At December 31, 2011 and 2010, the Company’s AFS portfolio included two classes of Fannie Mae preferred stock with an aggregate cost basis of $42,360, which reflected an other-than-temporary impairment write down in the fourth quarter of 2010 of $25,804 and two other-than-temporary write downs on the investment in prior periods.  The estimated fair value of the Fannie Mae preferred stock as of December 31, 2011 was $92,123, an increase of $49,763 from the December 31, 2010 fair value of $42,360.  The value of the stock had declined shortly before the end of the second quarter of 2010, after the Federal Housing Finance Agency ordered Fannie Mae to delist its common and preferred stock from the New York Stock Exchange.  There was improvement in the stock’s fair value during the third quarter of 2010, but a decrease was then noted during the fourth quarter causing management to reevaluate its holdings and record an other-than-temporary impairment for the quarter ended December 31, 2010.

The Bank is a member of the FHLBB. The FHLBB is a cooperatively owned wholesale bank for housing and finance in the six New England States. Its mission is to support the residential mortgage and community-development lending activities of its members, which include over 450 financial institutions across New England. As a requirement of membership in the FHLBB, the Bank must own a minimum required amount of FHLBB stock, calculated periodically based primarily on the Bank’s level of borrowings from the FHLBB. The Company obtains much of its wholesale funding from the FHLBB.   As of December 31, 2011 and 2010, the Company’s investment in FHLBB stock was $3.7million.
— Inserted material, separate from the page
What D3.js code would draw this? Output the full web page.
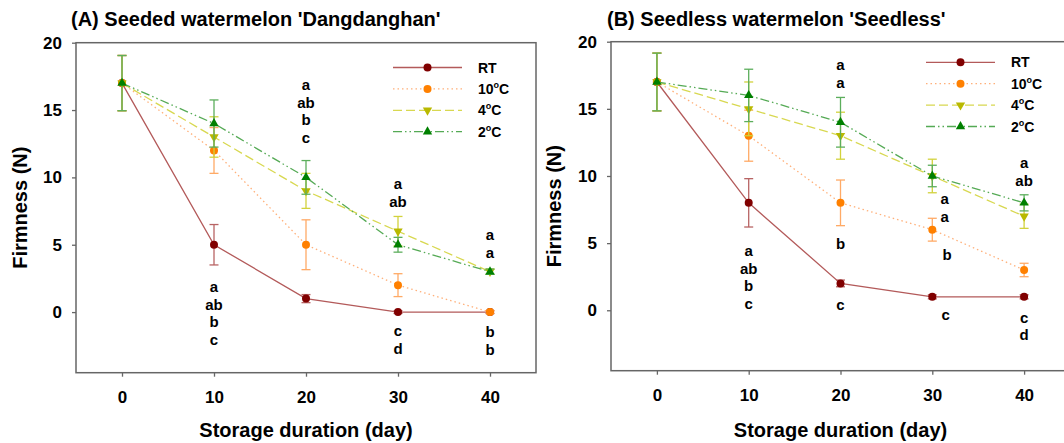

FHLBB stock is a non-marketable equity security and therefore is reported at cost, which equals its par value. Shares held in excess of the minimum required amount are generally redeemable at par value. In the first quarter of 2012 the FHLBB announced the termination of a moratorium on member stock redemptions that it had instituted in 2009 in order to preserve its capital in response to adverse market conditions and declining retained earnings.  Effective September 5, 2011, the FHLBB amended and restated its capital plan to implement the provisions of a Joint Capital Enhancement Agreement of the 12 Federal Home Loan Banks (FHLBs) intended to enhance the capital position of each FHLB, whereby each FHLB will allocate 20 percent of net earnings into its own separate restricted retained earnings account until the account balance equals at least one percent of the FHLB’s average balance of outstanding consolidated obligations for the previous quarter.  The agreement is intended to benefit members and investors in FHLBs by further strengthening the FHLB balance sheets and creating an additional buffer to absorb losses.

As a member of the FHLBB, the Company is subject to future capital calls by the FHLBB in order to maintain compliance with its capital plan. The FHLBB ceased paying dividends on its stock during the third quarter of 2008 in order to conserve capital, but in February, 2011 announced its intention to declare modest cash dividends through 2011.  The Company had dividend income on its FHLBB stock of $10,917 in 2011 and $0 in 2010.

The Company periodically evaluates its investment in FHLBB stock for impairment based on, among other factors, the capital adequacy of the FHLBB and its overall financial condition. No impairment losses have been recorded through December 31, 2011. The Bank will continue to monitor its investment in FHLBB stock.